Lose weight. Excess weight has a tendency to elevate LDL-C and blood triglycerides. Losing excess weight is recommended when people are identified as overweight or obese via body mass index (BMI) assessment. A BMI of 18.5–24.9 indicates a normal weight; a BMI of 25–29.9 is overweight; and a BMI of 30 or higher is obese.
Stay physically active. Adults should do at least 30 minutes of moderate-intensity physical activity on most, if not all, days of the week.
Consume soluble fiber. Eating foods full of soluble and insoluble fiber improves overall health. However, only soluble-fiber foods (such as oatmeal, pears, broccoli, prunes, lentils, kidney beans and lima beans) lower the risk of cardiovascular disease by reducing LDL-C. Soluble fiber dissolves into a viscous substance in the intestines that helps to block cholesterol absorption. Recommendations are to get 5–10 grams—and preferably 10–25 grams—of soluble fiber daily. Insoluble fiber, also called roughage, is found in fruits (with the skins), legumes (such as dried beans and peas), vegetables and whole-grain foods.
Eat plant stanols and sterols. Plant stanols and sterols, from soybeans, can help prevent some LDL-C from being absorbed in the body.

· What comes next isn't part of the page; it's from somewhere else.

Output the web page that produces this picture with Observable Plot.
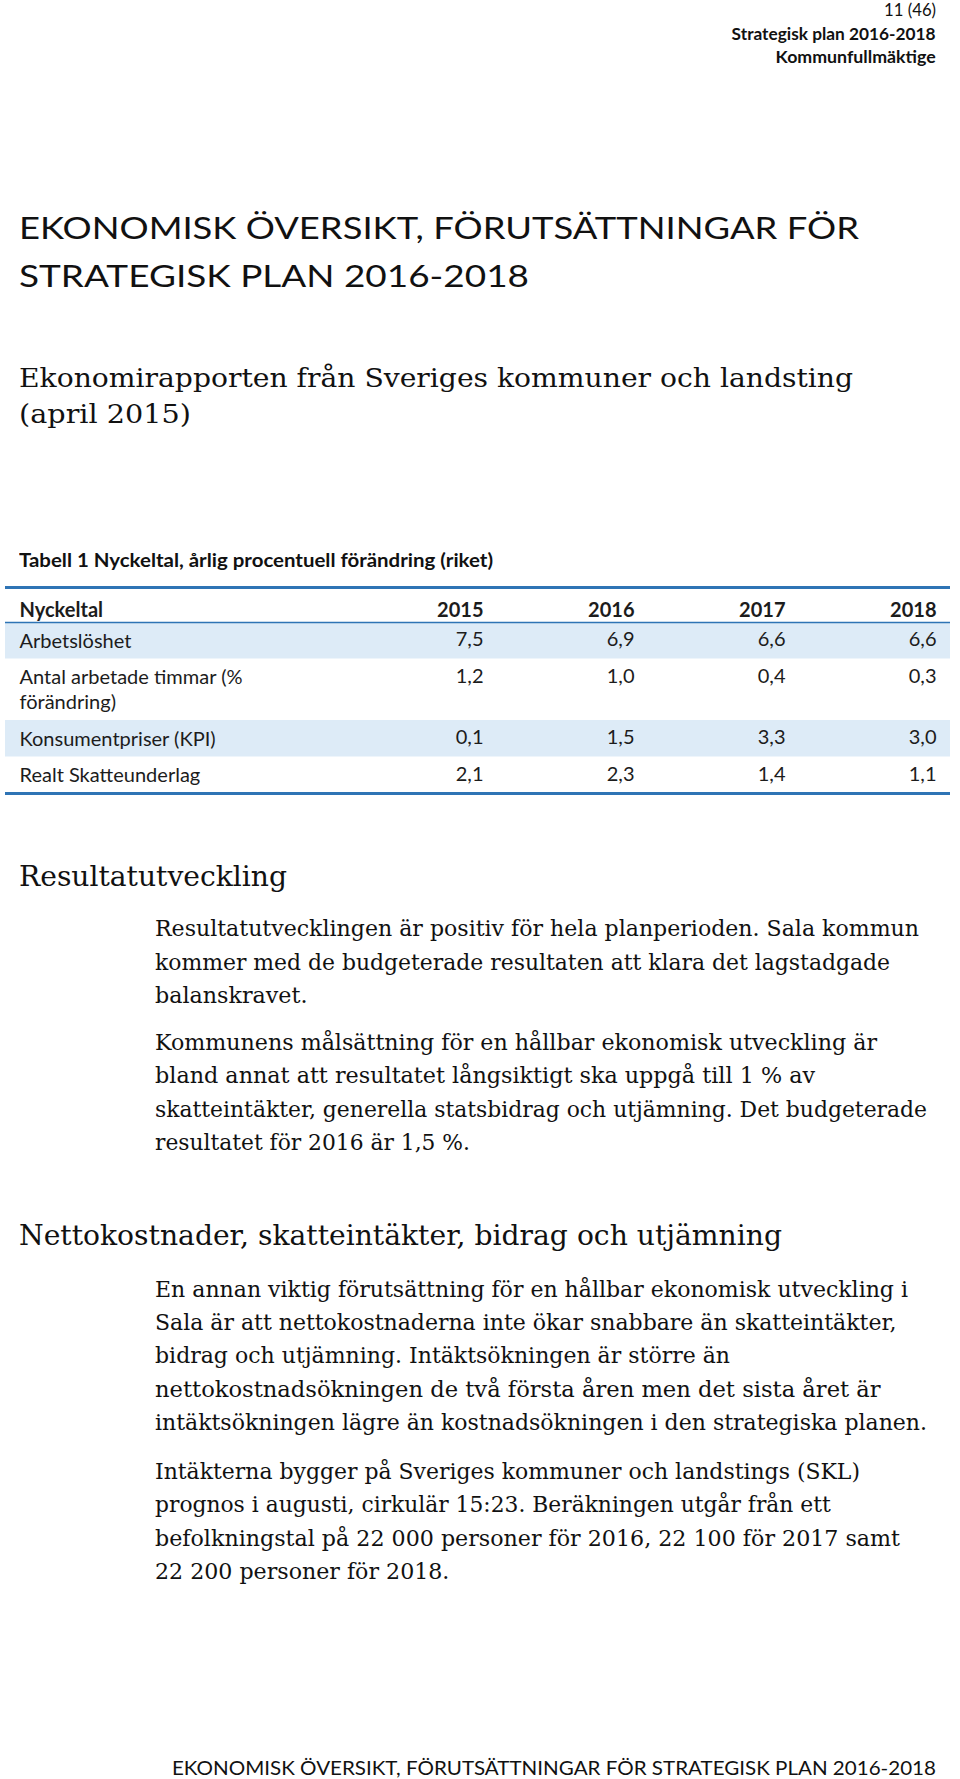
<!DOCTYPE html>
<html><head><meta charset="utf-8">
<script src="https://cdn.jsdelivr.net/npm/d3@7"></script>
<script src="https://cdn.jsdelivr.net/npm/@observablehq/plot@0.6"></script>
<style>
html,body{margin:0;padding:0;background:#fff;}
#page{position:relative;width:960px;height:1779px;overflow:hidden;background:#fff;}
.ln{position:absolute;white-space:pre;color:#111;margin:0;padding:0;}
#table{position:absolute;left:0;top:580px;width:960px;}
</style></head><body><div id="page"><div id="table"></div></div>
<script>
// ---------- data ----------
const pageHeader = ["11 (46)", "Strategisk plan 2016-2018", "Kommunfullmäktige"];
const titleLines = ["EKONOMISK ÖVERSIKT, FÖRUTSÄTTNINGAR FÖR", "STRATEGISK PLAN 2016-2018"];
const subtitleLines = ["Ekonomirapporten från Sveriges kommuner och landsting", "(april 2015)"];
const tableCaption = "Tabell 1 Nyckeltal, årlig procentuell förändring (riket)";
const headerLabel = "Nyckeltal";
const years = ["2015", "2016", "2017", "2018"];
const indicators = ["Arbetslöshet", "Antal arbetade timmar (%\nförändring)", "Konsumentpriser (KPI)", "Realt Skatteunderlag"];
const values2015 = [7.5, 1.2, 0.1, 2.1];
const values2016 = [6.9, 1.0, 1.5, 2.3];
const values2017 = [6.6, 0.4, 3.3, 1.4];
const values2018 = [6.6, 0.3, 3.0, 1.1];
const heading1 = "Resultatutveckling";
const para1 = ["Resultatutvecklingen är positiv för hela planperioden. Sala kommun",
  "kommer med de budgeterade resultaten att klara det lagstadgade",
  "balanskravet."];
const para2 = ["Kommunens målsättning för en hållbar ekonomisk utveckling är",
  "bland annat att resultatet långsiktigt ska uppgå till 1 % av",
  "skatteintäkter, generella statsbidrag och utjämning. Det budgeterade",
  "resultatet för 2016 är 1,5 %."];
const heading2 = "Nettokostnader, skatteintäkter, bidrag och utjämning";
const para3 = ["En annan viktig förutsättning för en hållbar ekonomisk utveckling i",
  "Sala är att nettokostnaderna inte ökar snabbare än skatteintäkter,",
  "bidrag och utjämning. Intäktsökningen är större än",
  "nettokostnadsökningen de två första åren men det sista året är",
  "intäktsökningen lägre än kostnadsökningen i den strategiska planen."];
const para4 = ["Intäkterna bygger på Sveriges kommuner och landstings (SKL)",
  "prognos i augusti, cirkulär 15:23. Beräkningen utgår från ett",
  "befolkningstal på 22 000 personer för 2016, 22 100 för 2017 samt",
  "22 200 personer för 2018."];
const footer = "EKONOMISK ÖVERSIKT, FÖRUTSÄTTNINGAR FÖR STRATEGISK PLAN 2016-2018";

// ---------- page text layout ----------
const page = document.getElementById("page");
const canvas = document.createElement("canvas");
const ctx = canvas.getContext("2d");
const SANS = {family: '"Lato", "Open Sans", sans-serif', cap: 0.7165};
const SERIF = {family: '"DejaVu Serif", "Liberation Serif", serif', cap: 0.729};

function place(text, o) {
  const f = o.f;
  const size = o.cap / f.cap;
  const font = `${o.weight || 400} ${size}px ${f.family}`;
  ctx.font = font;
  const m = ctx.measureText(text);
  const A = m.fontBoundingBoxAscent || size * 0.95;
  const D = m.fontBoundingBoxDescent || size * 0.25;
  const sx = o.w ? o.w / m.width : 1;
  const el = document.createElement("div");
  el.className = "ln";
  el.textContent = text;
  el.style.font = font;
  el.style.lineHeight = (A + D) + "px";
  el.style.top = (o.y - A) + "px";
  if (o.align === "right") {
    el.style.right = (960 - o.x) + "px";
    el.style.transformOrigin = "100% 0";
  } else {
    el.style.left = o.x + "px";
    el.style.transformOrigin = "0 0";
  }
  el.style.transform = `scaleX(${sx})`;
  page.appendChild(el);
}

// header
place(pageHeader[0], {f: SANS, x: 936, y: 16, cap: 12, w: 52, align: "right"});
place(pageHeader[1], {f: SANS, weight: 700, x: 936, y: 39.5, cap: 12.3, w: 204, align: "right"});
place(pageHeader[2], {f: SANS, weight: 700, x: 936, y: 63, cap: 12.3, w: 160, align: "right"});
// title
place(titleLines[0], {f: SANS, weight: 400, x: 19.3, y: 239, cap: 21.5, w: 840});
place(titleLines[1], {f: SANS, weight: 400, x: 19.3, y: 286.5, cap: 21.5, w: 510});
// subtitle
place(subtitleLines[0], {f: SERIF, x: 19.3, y: 386.5, cap: 18.3, w: 834});
place(subtitleLines[1], {f: SERIF, x: 19.3, y: 423, cap: 18.3, w: 172});
// table caption
place(tableCaption, {f: SANS, weight: 700, x: 19.3, y: 567, cap: 13.5, w: 474});
// section 1
place(heading1, {f: SERIF, x: 19.3, y: 886, cap: 21, w: 268});
const p1y = [936, 969.5, 1003], p1w = [764, 735, 152.5];
para1.forEach((t, i) => place(t, {f: SERIF, x: 155, y: p1y[i], cap: 16, w: p1w[i]}));
const p2y = [1049.5, 1083, 1116.5, 1150], p2w = [722, 660, 772, 315];
para2.forEach((t, i) => place(t, {f: SERIF, x: 155, y: p2y[i], cap: 16, w: p2w[i]}));
// section 2
place(heading2, {f: SERIF, x: 19.3, y: 1245, cap: 21, w: 763});
const p3y = [1296.5, 1330, 1363, 1396.5, 1430], p3w = [753, 741.5, 575, 725.6, 772];
para3.forEach((t, i) => place(t, {f: SERIF, x: 155, y: p3y[i], cap: 16, w: p3w[i]}));
const p4y = [1478.5, 1512, 1545.5, 1579], p4w = [705, 675.7, 745, 294.4];
para4.forEach((t, i) => place(t, {f: SERIF, x: 155, y: p4y[i], cap: 16, w: p4w[i]}));
// footer
place(footer, {f: SANS, x: 936, y: 1775, cap: 14, w: 764, align: "right"});

// ---------- table (Observable Plot) ----------
const seriesByYear = [values2015, values2016, values2017, values2018];
const fmt = v => v.toFixed(1).replace(".", ",");
const headerH = 35, pad = 11.5, lineStep = 25;
let acc = headerH;
const rows = indicators.map((label, i) => {
  const n = label.split("\n").length;
  const h = pad + lineStep * n;
  const r = {label, i, y1: acc, y2: acc + h, yc: acc + h / 2, yFirst: acc + pad / 2 + lineStep / 2};
  acc += h;
  return r;
});
const totalH = acc;
const cells = rows.flatMap(r => years.map((yr, j) => ({year: yr, value: seriesByYear[j][r.i], y: r.yFirst})));

// table font size matched to the reference label widths
const labelTargets = [110, 226, 196, 181];
ctx.font = `400 20px "Lato"`;
const measured = indicators.map(s => ctx.measureText(s.split("\n")[0]).width);
const fs = 20 * d3.sum(labelTargets) / d3.sum(measured);

const blue = "#2e74b5";
const ink = "#1c1c1c";
const chart = Plot.plot({
  width: 960,
  height: 220,
  marginLeft: 5,
  marginRight: 10,
  marginTop: 7,
  marginBottom: 7,
  x: {type: "point", domain: years, range: [482.5, 937], padding: 0, axis: null},
  y: {type: "linear", domain: [0, totalH], range: [7, 7 + totalH], axis: null},
  style: {fontFamily: "Lato, 'Open Sans', sans-serif", fontSize: fs + "px", background: "transparent", color: ink},
  marks: [
    Plot.rect(rows.filter(r => r.i % 2 === 0), {y1: "y1", y2: "y2", fill: "#ddebf7"}),
    Plot.ruleY([0, totalH], {stroke: blue, strokeWidth: 3}),
    Plot.ruleY([headerH], {stroke: blue, strokeWidth: 1.3}),
    Plot.text([headerLabel], {frameAnchor: "left", dx: 14, y: () => headerH / 2, dy: 5.5, text: d => d, fontWeight: "bold", textAnchor: "start", fill: ink}),
    Plot.text(years, {x: d => d, y: () => headerH / 2, dy: 5.5, text: d => d, fontWeight: "bold", textAnchor: "end", fill: ink}),
    Plot.text(rows, {frameAnchor: "left", dx: 14, y: "yc", dy: -1, text: "label", textAnchor: "start", lineHeight: lineStep / fs, fill: ink}),
    Plot.text(cells, {x: "year", y: "y", dy: -1, text: d => fmt(d.value), textAnchor: "end", fill: ink})
  ]
});
document.getElementById("table").appendChild(chart);
</script>
</body></html>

Pass on the salt. Studies show that too much sodium may lead to elevated blood pressure, which may promote the deposition of LDL-C in the arteries. Limiting salt to ≤2,300 mg per day is best for heart health; more spices and herbs can be used to make food tastier.

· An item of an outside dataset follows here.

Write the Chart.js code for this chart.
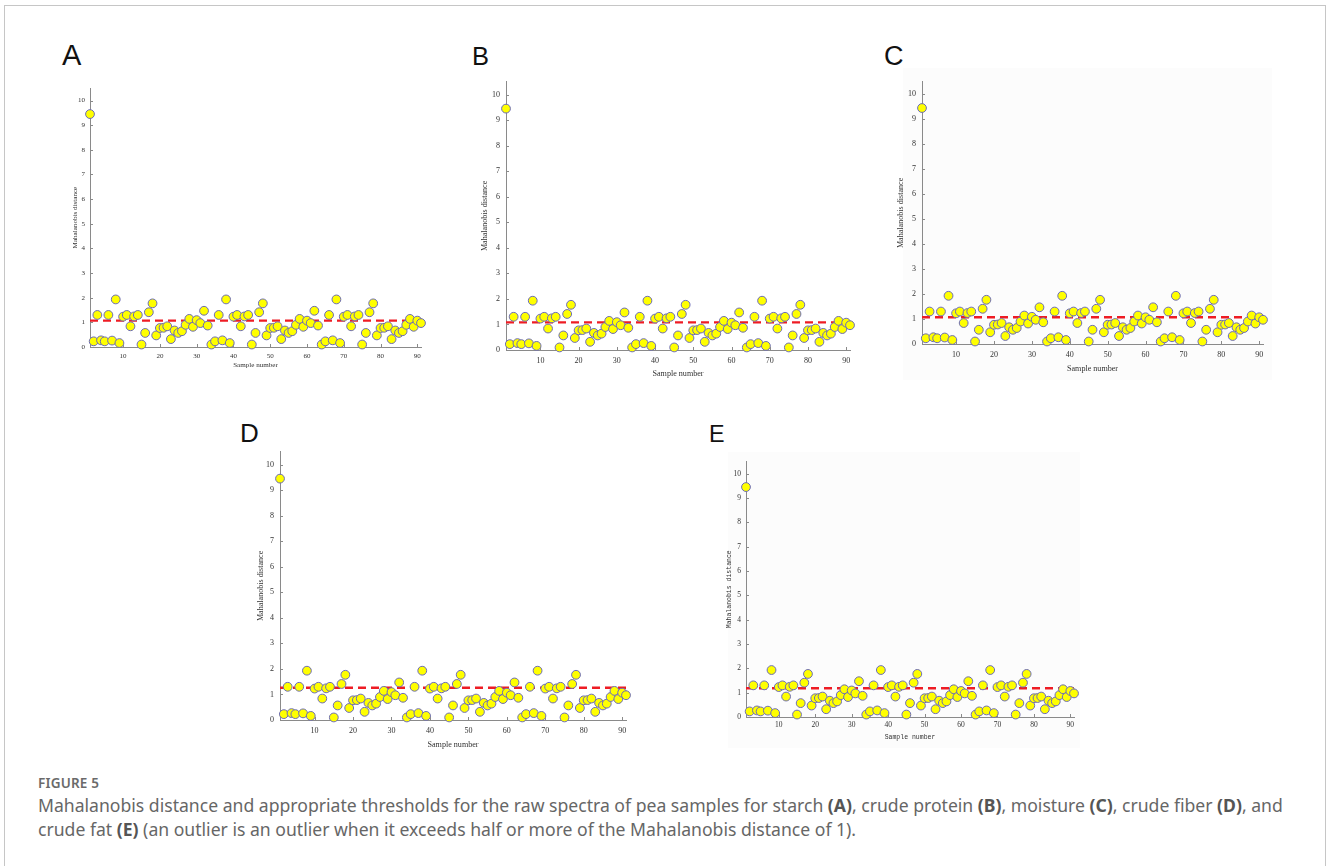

Limit alcohol. Too much alcohol damages the heart and liver and may lead to high blood pressure. Women should limit alcohol consumption to one drink a day, men to two drinks.
Go for complex carbohydrates. Complex carbs such as cereals, pastas, fruits and vegetables are high in fiber and low in calories. People should limit their intake of simple carbohydrates such as candy, sweets and soft drinks, which are high in calories and low in nutrients.
Source: HHS 2005.
1. Is high LDL-C genetically determined?
Genetics only partially determines the amount of LDL-C the body makes and how fast it is removed.
2. Which gender tends to have higher cholesterol levels?
Before the age of 50, men tend to have higher cholesterol levels. After 50, because of menopause, women have higher cholesterol.
3. What are the major types of cholesterol-lowering drugs?
Statins lower LDL-C levels about 20%–55%—better than any other types of drugs. They do this by inhibiting the body from synthesizing cholesterol.
4. Do omega-3 fatty acids lower LDL-C?
Omega-3 fatty acids found in fish and some plants—such as walnuts, flaxseed and soybean oils—do not directly lower LDL-C, but they do reduce the risk of heart attack and heart disease.
5. Does smoking affect cholesterol?
Yes, smoking tends to lower HDL-C and elevate blood triglycerides. Source: HHS 2005.
References
AHA (American Heart Association). 2012. What your cholesterol level means. www.heart.org/HEARTORG/Conditions/Cholesterol/AboutCholesterol/What-Your-Cholesterol-Levels-Mean_UCM_305562_Article.jsp; retrieved Aug. 23, 2012.
HHS (U.S. Department of Health and Human Services). 2005. Your guide to lowering your cholesterol with TLC. www.nhlbi.nih.gov/health/public/heart/chol/chol_tlc.pdf; retrieved Aug. 26, 2012.